DATA EXCERPTS:
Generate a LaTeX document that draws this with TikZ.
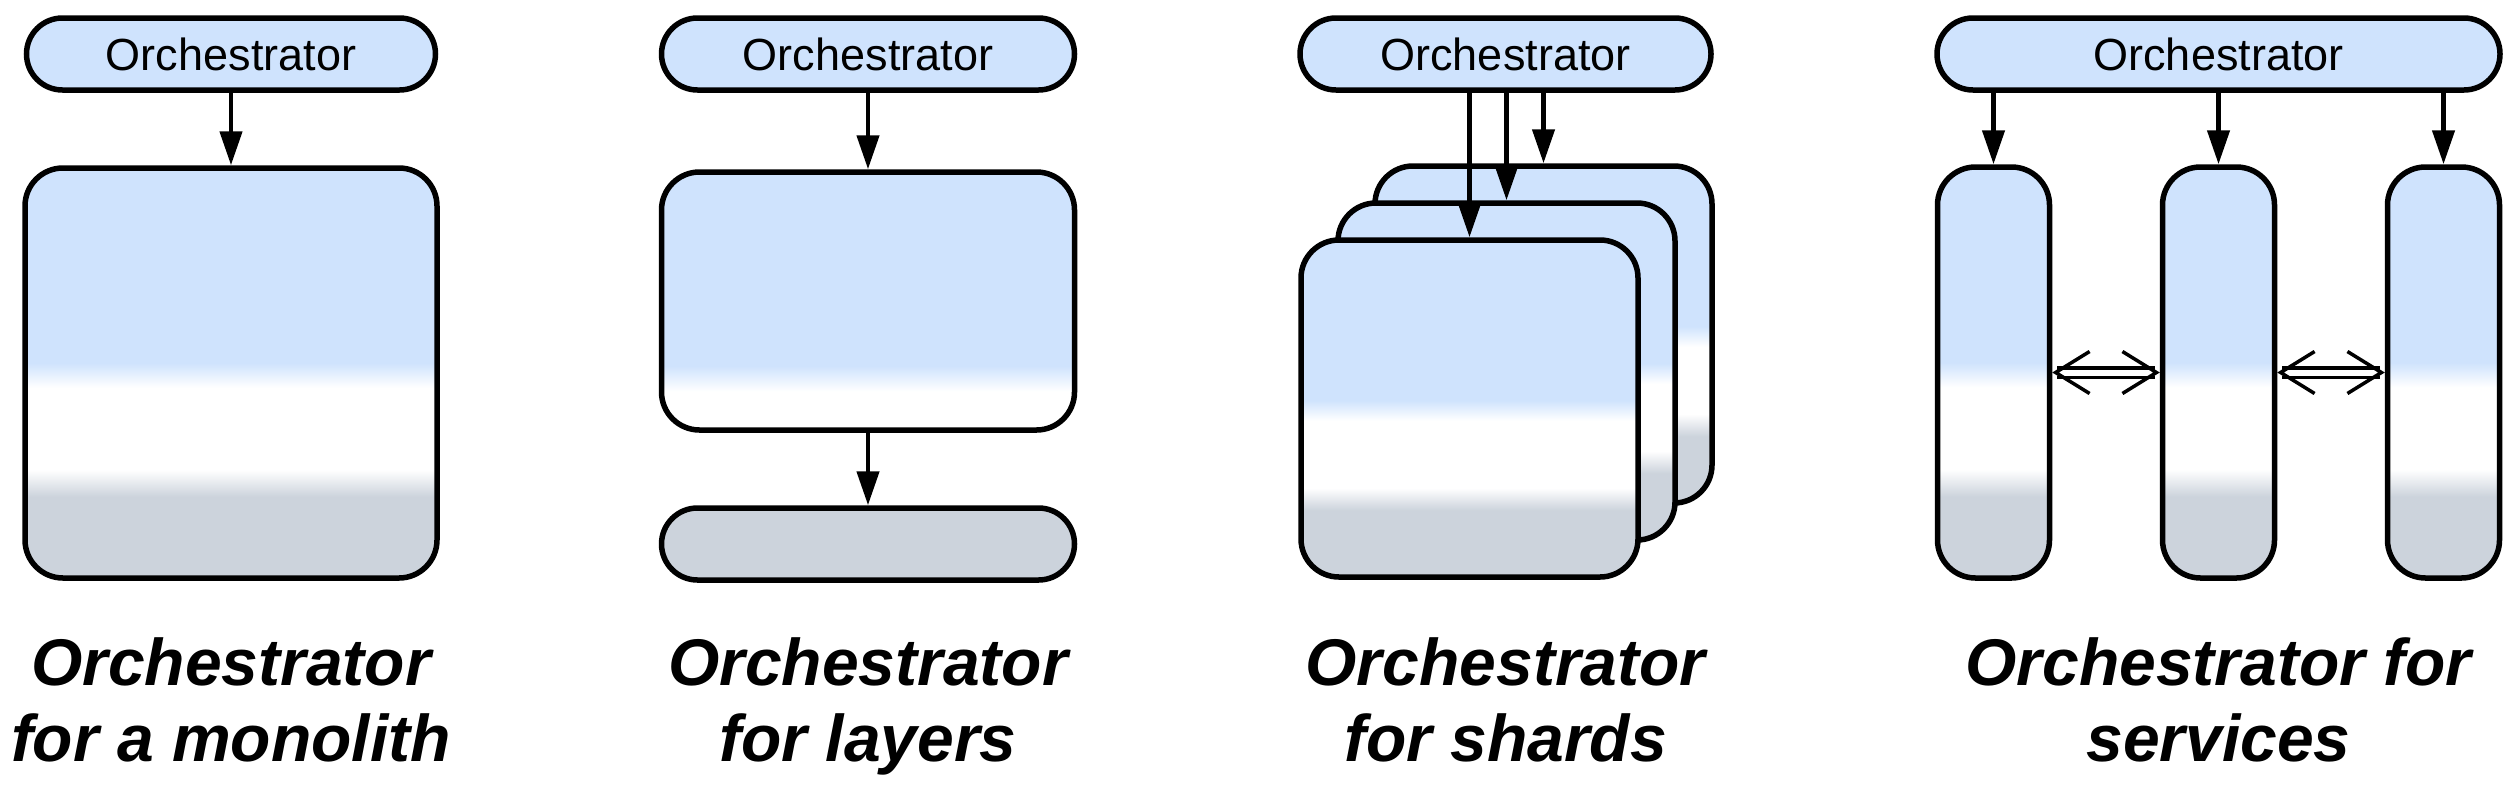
\documentclass[tikz,border=0pt]{standalone}
\usepackage{fontspec}
\setmainfont{Liberation Sans}
\usetikzlibrary{positioning,arrows.meta}
\definecolor{tierblue}{RGB}{207,227,253}
\definecolor{tiergray}{RGB}{204,211,220}
\pgfdeclareverticalshading{tiershade}{100bp}{color(0bp)=(tiergray); color(34.9bp)=(tiergray); color(38.2bp)=(white); color(48.2bp)=(white); color(51.2bp)=(tierblue); color(100bp)=(tierblue)}
\pgfdeclareverticalshading{uppershade}{100bp}{color(0bp)=(white); color(32.5bp)=(white); color(37.4bp)=(tierblue); color(100bp)=(tierblue)}

\begin{document}
\begin{tikzpicture}[x=1pt, y=-1pt,
  orch/.style={draw, line width=5.5pt, fill=tierblue, rounded corners=36pt, minimum width=#1, minimum height=72pt, inner sep=0pt, font=\fontsize{45}{50}\selectfont},
  tier/.style={draw, line width=5.5pt, rounded corners=38pt, shade, shading=tiershade, inner sep=0pt},
  arr/.style={line width=4.5pt, -{Triangle[length=34pt,width=22pt]}},
  dbl/.style={double, double distance=6pt, line width=3.5pt, {Straight Barb[length=34pt,width=42pt,line width=3.5pt]}-{Straight Barb[length=34pt,width=42pt,line width=3.5pt]}},
  title/.style={align=center, inner sep=0pt, anchor=north, font=\fontsize{66}{76}\selectfont\bfseries\itshape}]
\useasboundingbox (0,0) rectangle (2516,788);

% Monolith
\node[orch=409pt] (orch1) at (231,54) {Orchestrator};
\node[tier, minimum width=412pt, minimum height=410pt, below=72.5pt of orch1] (mono) {};
\draw[arr] (orch1) -- (mono);
\node[title] (cap1) at (231,637) {Orchestrator\\for a monolith};

% Layers
\node[orch=413pt] (orch2) at (868,54) {Orchestrator};
\node[tier, shading=uppershade, minimum width=413pt, minimum height=258pt, below=76.5pt of orch2] (upper) {};
\node[draw, line width=5.5pt, fill=tiergray, rounded corners=36pt, minimum width=413pt, minimum height=72pt, below=72.5pt of upper] (lower) {};
\draw[arr] (orch2) -- (upper);
\draw[arr] (upper) -- (lower);
\node[title] (cap2) at (868,637) {Orchestrator\\for layers};

% Shards
\node[orch=411pt] (orch3) at (1505.5,54) {Orchestrator};
\node[tier, minimum size=337pt] (shard3) at (1543.5,334.5) {};
\node[tier, minimum size=337pt, xshift=-37pt, yshift=-37pt] (shard2) at (shard3) {};
\node[tier, minimum size=337pt, xshift=-37pt, yshift=-37pt] (shard1) at (shard2) {};
\draw[arr] (shard1.north |- orch3.south) -- (shard1.north);
\draw[arr] (shard2.north |- orch3.south) -- (shard2.north);
\draw[arr] (shard3.north |- orch3.south) -- (shard3.north);
\node[title] (cap3) at (1505.5,637) {Orchestrator\\for shards};

% Services
\node[orch=563pt] (orch4) at (2218.5,54) {Orchestrator};
\node[tier, minimum width=112pt, minimum height=411pt, below=71.5pt of orch4] (svc2) {};
\node[tier, minimum width=112pt, minimum height=411pt, left=107.5pt of svc2] (svc1) {};
\node[tier, minimum width=112pt, minimum height=411pt, right=107.5pt of svc2] (svc3) {};
\foreach \s in {svc1,svc2,svc3}
  \draw[arr] (\s.north |- orch4.south) -- (\s.north);
\draw[dbl] (svc1) -- (svc2);
\draw[dbl] (svc2) -- (svc3);
\node[title] (cap4) at (2218.5,637) {Orchestrator for\\services};
\end{tikzpicture}
\end{document}
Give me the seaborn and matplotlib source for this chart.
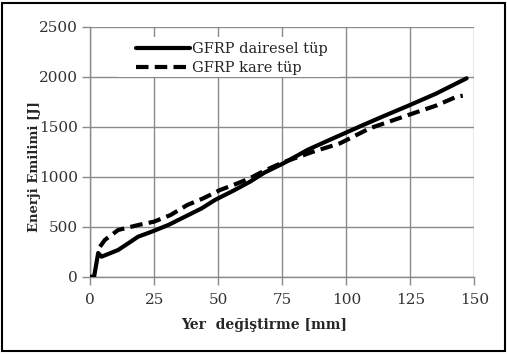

TASK PROMPT: Pictures in the records should not appear in your copy, but everything else must be transcribed exactly.

ANSWER TO THE PROBLEM:
Generate a LaTeX document that draws this with TikZ.
\documentclass[tikz,border=0pt]{standalone}
\usepackage{fontspec}
\setmainfont{Liberation Sans}
\usetikzlibrary{positioning,arrows.meta}
\definecolor{tierblue}{RGB}{207,227,253}
\definecolor{tiergray}{RGB}{204,211,220}
\pgfdeclareverticalshading{tiershade}{100bp}{color(0bp)=(tiergray); color(34.9bp)=(tiergray); color(38.2bp)=(white); color(48.2bp)=(white); color(51.2bp)=(tierblue); color(100bp)=(tierblue)}
\pgfdeclareverticalshading{uppershade}{100bp}{color(0bp)=(white); color(32.5bp)=(white); color(37.4bp)=(tierblue); color(100bp)=(tierblue)}

\begin{document}
\begin{tikzpicture}[x=1pt, y=-1pt,
  orch/.style={draw, line width=5.5pt, fill=tierblue, rounded corners=36pt, minimum width=#1, minimum height=72pt, inner sep=0pt, font=\fontsize{45}{50}\selectfont},
  tier/.style={draw, line width=5.5pt, rounded corners=38pt, shade, shading=tiershade, inner sep=0pt},
  arr/.style={line width=4.5pt, -{Triangle[length=34pt,width=22pt]}},
  dbl/.style={double, double distance=6pt, line width=3.5pt, {Straight Barb[length=34pt,width=42pt,line width=3.5pt]}-{Straight Barb[length=34pt,width=42pt,line width=3.5pt]}},
  title/.style={align=center, inner sep=0pt, anchor=north, font=\fontsize{66}{76}\selectfont\bfseries\itshape}]
\useasboundingbox (0,0) rectangle (2516,788);

% Monolith
\node[orch=409pt] (orch1) at (231,54) {Orchestrator};
\node[tier, minimum width=412pt, minimum height=410pt, below=72.5pt of orch1] (mono) {};
\draw[arr] (orch1) -- (mono);
\node[title] (cap1) at (231,637) {Orchestrator\\for a monolith};

% Layers
\node[orch=413pt] (orch2) at (868,54) {Orchestrator};
\node[tier, shading=uppershade, minimum width=413pt, minimum height=258pt, below=76.5pt of orch2] (upper) {};
\node[draw, line width=5.5pt, fill=tiergray, rounded corners=36pt, minimum width=413pt, minimum height=72pt, below=72.5pt of upper] (lower) {};
\draw[arr] (orch2) -- (upper);
\draw[arr] (upper) -- (lower);
\node[title] (cap2) at (868,637) {Orchestrator\\for layers};

% Shards
\node[orch=411pt] (orch3) at (1505.5,54) {Orchestrator};
\node[tier, minimum size=337pt] (shard3) at (1543.5,334.5) {};
\node[tier, minimum size=337pt, xshift=-37pt, yshift=-37pt] (shard2) at (shard3) {};
\node[tier, minimum size=337pt, xshift=-37pt, yshift=-37pt] (shard1) at (shard2) {};
\draw[arr] (shard1.north |- orch3.south) -- (shard1.north);
\draw[arr] (shard2.north |- orch3.south) -- (shard2.north);
\draw[arr] (shard3.north |- orch3.south) -- (shard3.north);
\node[title] (cap3) at (1505.5,637) {Orchestrator\\for shards};

% Services
\node[orch=563pt] (orch4) at (2218.5,54) {Orchestrator};
\node[tier, minimum width=112pt, minimum height=411pt, below=71.5pt of orch4] (svc2) {};
\node[tier, minimum width=112pt, minimum height=411pt, left=107.5pt of svc2] (svc1) {};
\node[tier, minimum width=112pt, minimum height=411pt, right=107.5pt of svc2] (svc3) {};
\foreach \s in {svc1,svc2,svc3}
  \draw[arr] (\s.north |- orch4.south) -- (\s.north);
\draw[dbl] (svc1) -- (svc2);
\draw[dbl] (svc2) -- (svc3);
\node[title] (cap4) at (2218.5,637) {Orchestrator for\\services};
\end{tikzpicture}
\end{document}
Give me the seaborn and matplotlib source for this chart.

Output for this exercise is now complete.